*Stated goal*: Reproduce exactly the lines starting at the line that contains "Recreate this image" and ending at the line that contains "y_ticks = [0, 1, 2, 3, 4, 5]". Omit pictures.

*Entries*:

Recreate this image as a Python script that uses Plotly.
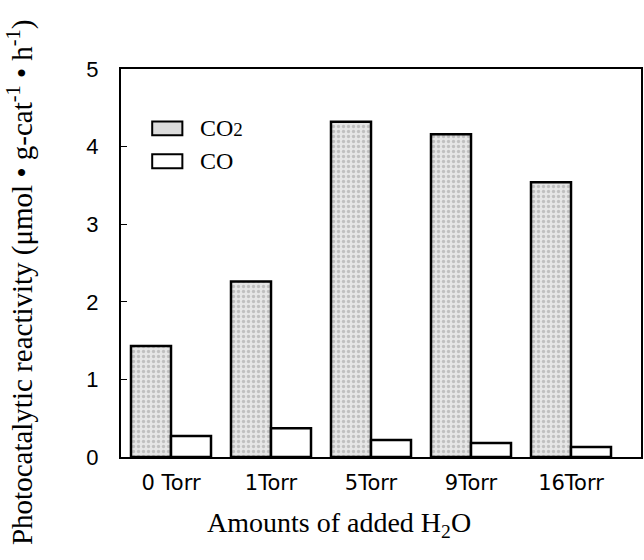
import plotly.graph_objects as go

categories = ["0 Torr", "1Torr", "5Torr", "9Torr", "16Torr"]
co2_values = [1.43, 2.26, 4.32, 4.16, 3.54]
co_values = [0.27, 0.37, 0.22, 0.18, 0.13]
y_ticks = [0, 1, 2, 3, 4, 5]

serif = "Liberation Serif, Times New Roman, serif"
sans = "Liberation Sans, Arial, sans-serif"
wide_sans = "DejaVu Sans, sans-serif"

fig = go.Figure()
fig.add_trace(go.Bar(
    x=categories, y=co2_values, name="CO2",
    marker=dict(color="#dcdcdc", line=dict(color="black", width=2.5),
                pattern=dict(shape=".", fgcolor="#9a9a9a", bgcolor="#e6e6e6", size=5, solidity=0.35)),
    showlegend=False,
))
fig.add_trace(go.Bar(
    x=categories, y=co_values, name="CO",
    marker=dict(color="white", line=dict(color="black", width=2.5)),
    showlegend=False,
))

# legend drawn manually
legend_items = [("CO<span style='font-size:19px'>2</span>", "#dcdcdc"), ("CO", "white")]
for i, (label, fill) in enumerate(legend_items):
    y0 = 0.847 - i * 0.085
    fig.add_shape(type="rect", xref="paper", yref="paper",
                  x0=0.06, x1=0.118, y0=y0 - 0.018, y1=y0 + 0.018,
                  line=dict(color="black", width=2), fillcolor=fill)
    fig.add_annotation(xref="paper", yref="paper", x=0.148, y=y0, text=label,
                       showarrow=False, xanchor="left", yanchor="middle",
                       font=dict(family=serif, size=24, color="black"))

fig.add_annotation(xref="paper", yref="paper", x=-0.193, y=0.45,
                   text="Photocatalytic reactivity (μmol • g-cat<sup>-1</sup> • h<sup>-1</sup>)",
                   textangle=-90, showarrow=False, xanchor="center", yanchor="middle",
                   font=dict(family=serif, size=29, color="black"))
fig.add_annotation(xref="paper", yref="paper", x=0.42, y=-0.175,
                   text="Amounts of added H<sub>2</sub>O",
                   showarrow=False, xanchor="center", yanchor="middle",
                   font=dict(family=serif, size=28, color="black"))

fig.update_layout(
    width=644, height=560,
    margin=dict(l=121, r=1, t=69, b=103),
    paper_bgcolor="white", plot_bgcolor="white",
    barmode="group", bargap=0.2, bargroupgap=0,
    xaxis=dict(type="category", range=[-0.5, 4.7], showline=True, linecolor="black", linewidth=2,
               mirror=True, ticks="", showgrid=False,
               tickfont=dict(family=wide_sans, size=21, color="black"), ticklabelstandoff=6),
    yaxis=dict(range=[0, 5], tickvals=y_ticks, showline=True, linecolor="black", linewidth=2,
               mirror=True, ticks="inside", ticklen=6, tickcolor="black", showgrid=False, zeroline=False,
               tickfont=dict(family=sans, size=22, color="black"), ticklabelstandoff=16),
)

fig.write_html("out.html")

==

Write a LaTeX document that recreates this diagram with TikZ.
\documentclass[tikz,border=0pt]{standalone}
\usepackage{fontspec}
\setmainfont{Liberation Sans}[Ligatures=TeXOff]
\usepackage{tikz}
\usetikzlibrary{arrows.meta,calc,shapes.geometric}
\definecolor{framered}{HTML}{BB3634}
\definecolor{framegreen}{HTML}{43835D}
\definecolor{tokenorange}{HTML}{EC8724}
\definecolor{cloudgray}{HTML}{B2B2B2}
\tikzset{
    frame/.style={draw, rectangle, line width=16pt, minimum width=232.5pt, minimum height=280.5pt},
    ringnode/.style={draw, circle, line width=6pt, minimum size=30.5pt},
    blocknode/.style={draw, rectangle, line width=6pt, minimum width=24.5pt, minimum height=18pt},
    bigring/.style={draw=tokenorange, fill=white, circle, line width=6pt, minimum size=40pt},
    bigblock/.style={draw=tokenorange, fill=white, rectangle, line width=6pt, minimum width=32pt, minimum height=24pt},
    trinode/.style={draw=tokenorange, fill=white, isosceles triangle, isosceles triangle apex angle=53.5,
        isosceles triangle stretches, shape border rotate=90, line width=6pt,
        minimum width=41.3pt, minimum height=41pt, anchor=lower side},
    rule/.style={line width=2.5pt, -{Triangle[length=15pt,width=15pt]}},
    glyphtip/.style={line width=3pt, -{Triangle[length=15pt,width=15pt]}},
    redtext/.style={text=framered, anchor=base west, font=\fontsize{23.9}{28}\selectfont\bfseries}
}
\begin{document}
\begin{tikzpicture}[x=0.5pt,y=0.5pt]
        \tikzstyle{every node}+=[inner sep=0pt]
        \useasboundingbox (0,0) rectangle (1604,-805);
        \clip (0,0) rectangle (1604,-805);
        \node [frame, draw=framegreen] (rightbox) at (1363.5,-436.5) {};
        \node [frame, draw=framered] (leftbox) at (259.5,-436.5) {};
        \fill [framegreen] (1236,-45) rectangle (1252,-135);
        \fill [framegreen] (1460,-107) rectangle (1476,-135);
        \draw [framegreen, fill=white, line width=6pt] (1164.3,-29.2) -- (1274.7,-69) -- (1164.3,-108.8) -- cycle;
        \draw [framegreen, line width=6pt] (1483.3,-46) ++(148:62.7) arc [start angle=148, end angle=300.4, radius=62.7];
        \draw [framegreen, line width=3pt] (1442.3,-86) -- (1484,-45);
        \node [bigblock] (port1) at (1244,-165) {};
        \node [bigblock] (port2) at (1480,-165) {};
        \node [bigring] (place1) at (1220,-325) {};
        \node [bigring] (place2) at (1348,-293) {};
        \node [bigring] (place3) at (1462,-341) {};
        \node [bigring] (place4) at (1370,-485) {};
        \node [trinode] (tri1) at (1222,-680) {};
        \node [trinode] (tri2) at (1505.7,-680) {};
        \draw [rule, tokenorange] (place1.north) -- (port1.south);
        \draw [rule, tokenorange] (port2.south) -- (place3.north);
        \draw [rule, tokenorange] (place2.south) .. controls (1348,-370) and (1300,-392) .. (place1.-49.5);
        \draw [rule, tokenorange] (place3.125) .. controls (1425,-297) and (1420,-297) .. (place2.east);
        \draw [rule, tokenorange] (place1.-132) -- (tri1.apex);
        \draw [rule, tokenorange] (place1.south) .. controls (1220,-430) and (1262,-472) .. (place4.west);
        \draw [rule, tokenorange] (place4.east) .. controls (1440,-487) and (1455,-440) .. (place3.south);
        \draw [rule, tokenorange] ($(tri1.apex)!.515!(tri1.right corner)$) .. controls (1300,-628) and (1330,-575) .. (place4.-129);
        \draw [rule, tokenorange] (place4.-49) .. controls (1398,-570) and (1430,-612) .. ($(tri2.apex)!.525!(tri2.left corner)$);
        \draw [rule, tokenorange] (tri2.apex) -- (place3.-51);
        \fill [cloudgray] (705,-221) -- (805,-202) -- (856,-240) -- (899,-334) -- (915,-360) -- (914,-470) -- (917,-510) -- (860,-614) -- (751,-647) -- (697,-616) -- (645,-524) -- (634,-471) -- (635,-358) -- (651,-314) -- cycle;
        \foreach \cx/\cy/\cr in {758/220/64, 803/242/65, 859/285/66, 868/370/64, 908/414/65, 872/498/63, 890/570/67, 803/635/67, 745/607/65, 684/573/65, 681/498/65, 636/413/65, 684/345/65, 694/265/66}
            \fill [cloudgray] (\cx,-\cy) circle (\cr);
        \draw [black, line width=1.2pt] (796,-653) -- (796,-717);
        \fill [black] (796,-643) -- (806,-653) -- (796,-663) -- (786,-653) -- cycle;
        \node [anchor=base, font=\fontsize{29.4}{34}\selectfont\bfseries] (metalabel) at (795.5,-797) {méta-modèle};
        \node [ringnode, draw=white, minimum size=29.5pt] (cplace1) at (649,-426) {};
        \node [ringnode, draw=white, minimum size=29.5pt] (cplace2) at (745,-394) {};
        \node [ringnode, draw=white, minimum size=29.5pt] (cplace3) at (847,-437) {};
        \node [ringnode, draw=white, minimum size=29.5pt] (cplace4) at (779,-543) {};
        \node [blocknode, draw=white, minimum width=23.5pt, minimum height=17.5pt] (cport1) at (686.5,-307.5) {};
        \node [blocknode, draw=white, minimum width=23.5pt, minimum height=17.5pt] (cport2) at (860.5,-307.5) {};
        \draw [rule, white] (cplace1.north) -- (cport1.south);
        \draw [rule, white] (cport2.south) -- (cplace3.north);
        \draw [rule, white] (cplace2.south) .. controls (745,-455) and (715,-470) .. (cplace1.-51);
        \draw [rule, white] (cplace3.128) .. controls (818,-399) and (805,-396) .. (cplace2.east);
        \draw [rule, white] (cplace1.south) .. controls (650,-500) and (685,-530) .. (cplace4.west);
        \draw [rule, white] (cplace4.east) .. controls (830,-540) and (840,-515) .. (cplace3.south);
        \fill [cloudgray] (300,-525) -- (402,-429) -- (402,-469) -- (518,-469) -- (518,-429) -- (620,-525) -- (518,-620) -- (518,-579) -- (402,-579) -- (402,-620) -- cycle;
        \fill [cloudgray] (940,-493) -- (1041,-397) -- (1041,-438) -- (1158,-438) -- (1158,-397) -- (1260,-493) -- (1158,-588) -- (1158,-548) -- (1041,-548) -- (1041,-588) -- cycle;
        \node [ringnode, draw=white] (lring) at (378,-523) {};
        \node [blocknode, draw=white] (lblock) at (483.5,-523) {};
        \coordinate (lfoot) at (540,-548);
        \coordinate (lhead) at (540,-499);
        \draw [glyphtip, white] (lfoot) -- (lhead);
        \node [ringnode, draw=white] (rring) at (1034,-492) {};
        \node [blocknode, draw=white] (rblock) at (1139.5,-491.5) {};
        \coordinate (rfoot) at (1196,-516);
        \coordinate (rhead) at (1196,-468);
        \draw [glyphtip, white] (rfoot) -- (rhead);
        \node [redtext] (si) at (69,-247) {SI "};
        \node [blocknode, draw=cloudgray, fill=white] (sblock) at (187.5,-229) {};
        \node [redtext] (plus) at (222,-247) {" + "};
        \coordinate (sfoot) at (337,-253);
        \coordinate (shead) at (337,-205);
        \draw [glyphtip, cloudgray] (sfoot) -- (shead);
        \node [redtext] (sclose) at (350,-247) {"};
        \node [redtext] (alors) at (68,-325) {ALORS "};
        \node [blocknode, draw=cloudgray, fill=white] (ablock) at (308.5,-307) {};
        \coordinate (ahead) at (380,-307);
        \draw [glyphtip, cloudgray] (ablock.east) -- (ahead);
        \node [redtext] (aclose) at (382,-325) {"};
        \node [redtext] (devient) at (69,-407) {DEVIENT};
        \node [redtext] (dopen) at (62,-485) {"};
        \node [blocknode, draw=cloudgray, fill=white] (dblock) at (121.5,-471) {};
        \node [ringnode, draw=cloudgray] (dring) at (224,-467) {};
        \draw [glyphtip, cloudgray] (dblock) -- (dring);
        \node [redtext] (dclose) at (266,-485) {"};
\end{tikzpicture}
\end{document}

*Task result*:
Recreate this image as a Python script that uses Plotly.
import plotly.graph_objects as go

categories = ["0 Torr", "1Torr", "5Torr", "9Torr", "16Torr"]
co2_values = [1.43, 2.26, 4.32, 4.16, 3.54]
co_values = [0.27, 0.37, 0.22, 0.18, 0.13]
y_ticks = [0, 1, 2, 3, 4, 5]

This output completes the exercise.